Selon lui, « les pièces américaines démontrent en tout point qu’il est compétent ». Et de souligner que « le mandat d’arrêt américain donne comme adresse l’adresse de Sébastien à Epinal ». Le parquet d’Epinal a toutefois confirmé mardi à l’AFP avoir reçu de nouveaux éléments de la part de l’avocat, éléments qui « vont également être étudiés ».

Paul Raoult demande que la première ministre, Elisabeth Borne, se saisisse du dossier en prenant contact avec les autorités américaines. « Mon fils a été trahi par la France », a-t-il accusé, critiquant un « déni de justice » et demandant que l’extradition de son fils vers les Etats-Unis soit empêchée. Il a également enjoint le ministre de la justice, Eric Dupond-Moretti, de sortir de « son mutisme », en intervenant auprès des autorités marocaines dans le cadre d’une demande d’extradition.

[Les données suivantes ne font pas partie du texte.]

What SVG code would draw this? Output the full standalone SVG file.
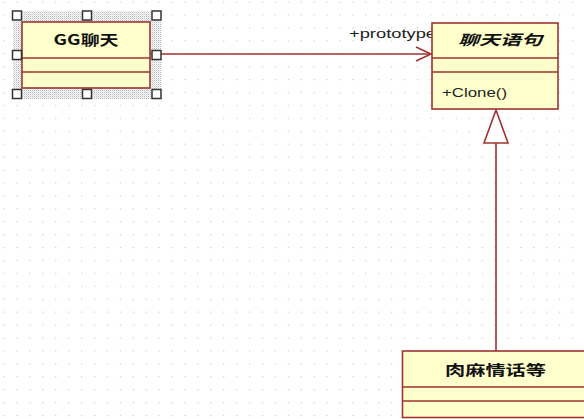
<svg xmlns="http://www.w3.org/2000/svg" width="584" height="419" viewBox="0 0 584 419">
<defs>
  <pattern id="grid" x="3.5" y="1.5" width="12.92" height="12.92" patternUnits="userSpaceOnUse">
    <rect x="0" y="0" width="1.2" height="1.2" fill="#c8c8c8"/>
  </pattern>
  <pattern id="hatch" x="0" y="0" width="2" height="2" patternUnits="userSpaceOnUse">
    <rect x="0" y="0" width="1" height="1" fill="#b8b8b8"/>
    <rect x="1" y="1" width="1" height="1" fill="#e0e0e0"/>
  </pattern>
  <marker id="open" markerWidth="18" markerHeight="16" refX="16" refY="8" orient="auto" markerUnits="userSpaceOnUse">
    <path d="M1,1 L16,8 L1,15" fill="none" stroke="#a03232" stroke-width="1.6"/>
  </marker>
</defs>
<style>
  .box { fill: #ffffcc; stroke: #a03232; stroke-width: 1.6; }
  .sep { stroke: #a03232; stroke-width: 1.6; fill: none; }
  .line { stroke: #a03232; stroke-width: 1.6; fill: none; }
  .title { font-family: "Noto Sans CJK SC", "Liberation Sans", sans-serif; font-weight: bold; font-size: 14px; fill: #111; }
  .txt { font-family: "Liberation Sans", "Noto Sans CJK SC", sans-serif; font-size: 13px; fill: #222; }
  .handle { fill: #ffffff; stroke: #333; stroke-width: 1.5; }
</style>
<rect width="584" height="419" fill="#ffffff"/>
<rect width="584" height="419" fill="url(#grid)"/>

<g id="connectors">
  <line class="line" x1="150" y1="54" x2="431" y2="54" marker-end="url(#open)"/>
  <line class="line" x1="496" y1="143" x2="496" y2="351"/>
  <polygon points="496,110 484,143 508,143" fill="#ffffff" stroke="#a03232" stroke-width="1.6"/>
</g>

<g id="node-gg">
  <rect x="13" y="11" width="148" height="88" fill="url(#hatch)"/>
  <rect class="box" x="22" y="22" width="128" height="66"/>
  <line class="sep" x1="22" y1="58" x2="150" y2="58"/>
  <line class="sep" x1="22" y1="72" x2="150" y2="72"/>
  <text class="title" x="86" y="45" text-anchor="middle" textLength="65" lengthAdjust="spacingAndGlyphs">GG聊天</text>
  <rect class="handle" x="12.5" y="11" width="9" height="9"/>
  <rect class="handle" x="82.5" y="11" width="9" height="9"/>
  <rect class="handle" x="152" y="11" width="9" height="9"/>
  <rect class="handle" x="12.5" y="50.5" width="9" height="9"/>
  <rect class="handle" x="152" y="50.5" width="9" height="9"/>
  <rect class="handle" x="12.5" y="89.5" width="9" height="9"/>
  <rect class="handle" x="82.5" y="89.5" width="9" height="9"/>
  <rect class="handle" x="152" y="89.5" width="9" height="9"/>
</g>

<text class="txt" x="349" y="38" textLength="87" lengthAdjust="spacingAndGlyphs">+prototype</text>

<g id="node-chat">
  <rect class="box" x="432" y="23" width="126" height="86"/>
  <line class="sep" x1="432" y1="58" x2="558" y2="58"/>
  <line class="sep" x1="432" y1="72" x2="558" y2="72"/>
  <text class="title" x="500" y="45" text-anchor="middle" font-style="italic" transform="skewX(0)" textLength="84" lengthAdjust="spacingAndGlyphs">聊天语句</text>
  <text class="txt" x="442" y="97" textLength="65" lengthAdjust="spacingAndGlyphs">+Clone()</text>
</g>

<g id="node-roumahuahua">
  <rect class="box" x="402.5" y="351" width="190" height="66.5"/>
  <line class="sep" x1="402.5" y1="387" x2="584" y2="387"/>
  <line class="sep" x1="402.5" y1="401" x2="584" y2="401"/>
  <text class="title" x="445" y="375" textLength="101" lengthAdjust="spacingAndGlyphs">肉麻情话等</text>
</g>
</svg>
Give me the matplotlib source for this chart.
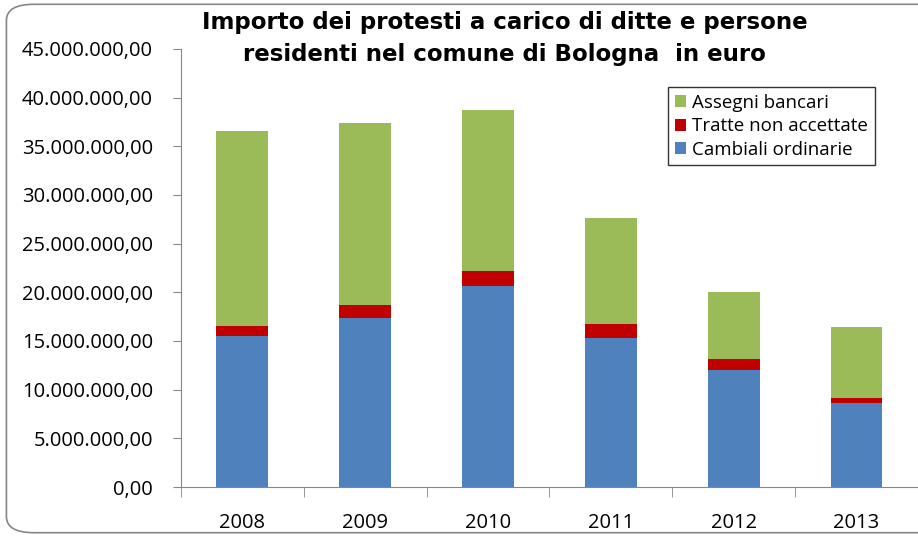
import numpy as np
import matplotlib
matplotlib.use('Agg')
import matplotlib.pyplot as plt
from matplotlib.patches import FancyBboxPatch
from matplotlib.ticker import FuncFormatter

# dati (euro)
anni = ['2008', '2009', '2010', '2011', '2012', '2013']
cambiali = [15470000, 17380000, 20640000, 15300000, 12000000, 8600000]
tratte = [1090000, 1310000, 1560000, 1470000, 1100000, 520000]
assegni = [20040000, 18710000, 16500000, 10830000, 6970000, 7310000]

c_blu = '#4F81BD'
c_rosso = '#C00000'
c_verde = '#9BBB59'
grigio = '#868686'

def fmt_it(v, pos):
    s = '{:,.2f}'.format(v)
    return s.replace(',', 'X').replace('.', ',').replace('X', '.')

fig = plt.figure(figsize=(9.18, 5.37), dpi=100)
ax = fig.add_axes([0.197, 0.093, 0.803, 0.816])

x = np.arange(len(anni))
w = 0.42
b1 = np.array(cambiali)
b2 = b1 + np.array(tratte)
ax.bar(x, cambiali, w, color=c_blu, label='Cambiali ordinarie')
ax.bar(x, tratte, w, bottom=b1, color=c_rosso, label='Tratte non accettate')
ax.bar(x, assegni, w, bottom=b2, color=c_verde, label='Assegni bancari')

ax.set_xlim(-0.5, 5.45)
ax.set_ylim(0, 45000000)
ax.set_yticks(np.arange(0, 45000001, 5000000))
ax.yaxis.set_major_formatter(FuncFormatter(fmt_it))
ax.set_xticks(x)
ax.set_xticklabels(anni)
ax.set_xticks(np.arange(-0.5, 5.6, 1), minor=True)
ax.tick_params(axis='x', which='major', length=0, pad=19)
ax.tick_params(axis='x', which='minor', length=7, color=grigio, direction='out')
ax.tick_params(axis='y', length=6, color=grigio, direction='out', pad=14)
for lab in ax.get_xticklabels() + ax.get_yticklabels():
    lab.set_fontfamily('Open Sans')
    lab.set_fontsize(14.5)

for s in ['top', 'right']:
    ax.spines[s].set_visible(False)
ax.spines['left'].set_color(grigio)
ax.spines['bottom'].set_color(grigio)

h, l = ax.get_legend_handles_labels()
leg = ax.legend(h[::-1], l[::-1], loc='upper left', bbox_to_anchor=(0.661, 0.913),
                prop={'family': 'Open Sans', 'size': 13.5}, frameon=True, fancybox=False,
                handlelength=0.6, handleheight=0.6, handletextpad=0.35,
                borderpad=0.35, labelspacing=0.3, borderaxespad=0)
leg.get_frame().set_edgecolor('black')
leg.get_frame().set_linewidth(1.0)

fig.text(0.55, 0.98, 'Importo dei protesti a carico di ditte e persone\nresidenti nel comune di Bologna  in euro',
         ha='center', va='top', fontsize=16.5, fontweight='bold',
         family='DejaVu Sans', linespacing=1.5)

# bordo arrotondato
bordo = FancyBboxPatch((0.007, 0.008), 1.05, 0.984, boxstyle='round,pad=0,rounding_size=0.03',
                       transform=fig.transFigure, fill=False, edgecolor=grigio,
                       linewidth=1.2, clip_on=False)
fig.patches.append(bordo)

fig.savefig('out.png', dpi=100)
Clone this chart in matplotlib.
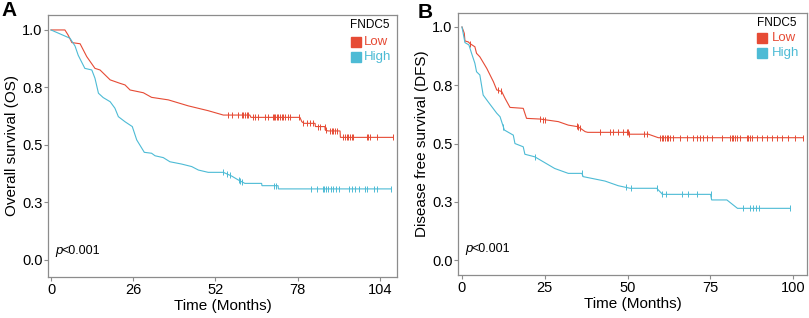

« La justice marocaine a été sollicitée par la justice américaine et nous n’avons pas la possibilité à ce stade d’intervenir », a répondu mercredi Eric Dupond-Moretti, questionné à ce sujet par BFM-TV à l’issue d’une visite à Marseille à la prison des Baumettes. Le garde des sceaux a affirmé que la justice marocaine était « souveraine et indépendante » mais que le ministère des affaires étrangères était « mobilisé sur cette question ».